## start

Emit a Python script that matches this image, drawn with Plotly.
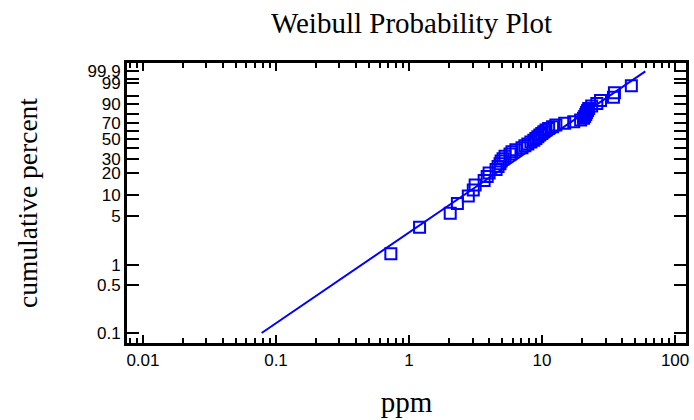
import numpy as np
import plotly.graph_objects as go

# ---- data ----
ppm = [0.73, 1.20, 2.04, 2.31, 2.79, 3.04, 3.14, 3.67, 3.87, 4.00,
       4.51, 4.67, 4.83, 4.92, 5.09, 5.27, 5.74, 5.94, 6.36, 7.06,
       7.43, 7.82, 8.24, 8.67, 8.98, 9.29, 9.62, 9.95, 10.3, 10.7,
       11.2, 12.0, 12.7, 14.8, 17.3, 19.5, 20.5, 20.9, 21.3, 21.6,
       22.0, 22.4, 23.6, 25.8, 27.5, 34.4, 35.0, 46.9]
cum_pct = [1.45, 3.51, 5.58, 7.64, 9.71, 11.78, 13.84, 15.91, 17.98, 20.04,
           22.11, 24.17, 26.24, 28.31, 30.37, 32.44, 34.50, 36.57, 38.64, 40.70,
           42.77, 44.83, 46.90, 48.97, 51.03, 53.10, 55.17, 57.23, 59.30, 61.36,
           63.43, 65.50, 67.56, 69.63, 71.69, 73.76, 75.83, 77.89, 79.96, 82.02,
           84.09, 86.16, 88.22, 90.29, 92.36, 94.42, 96.49, 98.55]
fit_ppm = [0.078, 59.7]
fit_pct = [0.1, 99.9]

ytick_pct = [0.1, 0.5, 1, 5, 10, 20, 30, 40, 50, 60, 70, 80, 90, 95, 99, 99.5, 99.9]
ytick_txt = ["0.1", "0.5", "1", "5", "10", "20", "30", "", "50", "", "70", "", "90", "", "99", "", "99.9"]
xtick_vals = [0.01, 0.1, 1, 10, 100]
xtick_txt = ["0.01", "0.1", "1", "10", "100"]


def weib(p):
    p = np.asarray(p, dtype=float) / 100.0
    return np.log(-np.log(1.0 - p))


xminor = [m * 10.0 ** e for e in range(-3, 3) for m in range(2, 10)]

blue = "#0000FF"
serif = "Liberation Serif, Times New Roman, serif"
fig = go.Figure()
fig.add_trace(go.Scatter(x=fit_ppm, y=weib(fit_pct), mode="lines",
                         line=dict(color=blue, width=2), hoverinfo="skip"))
fig.add_trace(go.Scatter(x=ppm, y=weib(cum_pct), mode="markers",
                         marker=dict(symbol="square-open", size=11, color=blue,
                                     line=dict(color=blue, width=2))))

axis_common = dict(showline=True, linecolor="black", linewidth=3, mirror="allticks",
                   ticks="inside", tickcolor="black", showgrid=False, zeroline=False,
                   tickfont=dict(family="Liberation Sans, Arial, sans-serif", size=17, color="black"))

fig.update_xaxes(type="log", range=[-2.12, 2.082], tickmode="array",
                 tickvals=xtick_vals, ticktext=xtick_txt, ticklen=8, tickwidth=2,
                 minor=dict(ticks="inside", tickmode="array", tickvals=xminor,
                            ticklen=5, tickwidth=2, tickcolor="black", showgrid=False),
                 title=dict(text="ppm", standoff=23,
                            font=dict(family=serif, size=29, color="black")),
                 **axis_common)
fig.update_yaxes(range=[-7.245, 2.215], tickmode="array",
                 tickvals=list(weib(ytick_pct)), ticktext=ytick_txt, ticklen=12, tickwidth=2,
                 title=dict(text="cumulative percent", standoff=42,
                            font=dict(family=serif, size=27.5, color="black")),
                 **axis_common)

fig.update_layout(
    width=694, height=420,
    margin=dict(l=127, r=5, t=63, b=77),
    paper_bgcolor="white", plot_bgcolor="white",
    showlegend=False,
    title=dict(text="Weibull Probability Plot", x=0.509, xref="paper", xanchor="center",
               y=0.945, yanchor="middle",
               font=dict(family=serif, size=29, color="black")),
)

fig.write_html("out.html")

## end

Task prompt: Leave out any pictures, please, and quote only the lines from the top of the data through the line that contains "fit_pct = [0.1, 99.9]".

Solution to this exercise:
Emit a Python script that matches this image, drawn with Plotly.
import numpy as np
import plotly.graph_objects as go

# ---- data ----
ppm = [0.73, 1.20, 2.04, 2.31, 2.79, 3.04, 3.14, 3.67, 3.87, 4.00,
       4.51, 4.67, 4.83, 4.92, 5.09, 5.27, 5.74, 5.94, 6.36, 7.06,
       7.43, 7.82, 8.24, 8.67, 8.98, 9.29, 9.62, 9.95, 10.3, 10.7,
       11.2, 12.0, 12.7, 14.8, 17.3, 19.5, 20.5, 20.9, 21.3, 21.6,
       22.0, 22.4, 23.6, 25.8, 27.5, 34.4, 35.0, 46.9]
cum_pct = [1.45, 3.51, 5.58, 7.64, 9.71, 11.78, 13.84, 15.91, 17.98, 20.04,
           22.11, 24.17, 26.24, 28.31, 30.37, 32.44, 34.50, 36.57, 38.64, 40.70,
           42.77, 44.83, 46.90, 48.97, 51.03, 53.10, 55.17, 57.23, 59.30, 61.36,
           63.43, 65.50, 67.56, 69.63, 71.69, 73.76, 75.83, 77.89, 79.96, 82.02,
           84.09, 86.16, 88.22, 90.29, 92.36, 94.42, 96.49, 98.55]
fit_ppm = [0.078, 59.7]
fit_pct = [0.1, 99.9]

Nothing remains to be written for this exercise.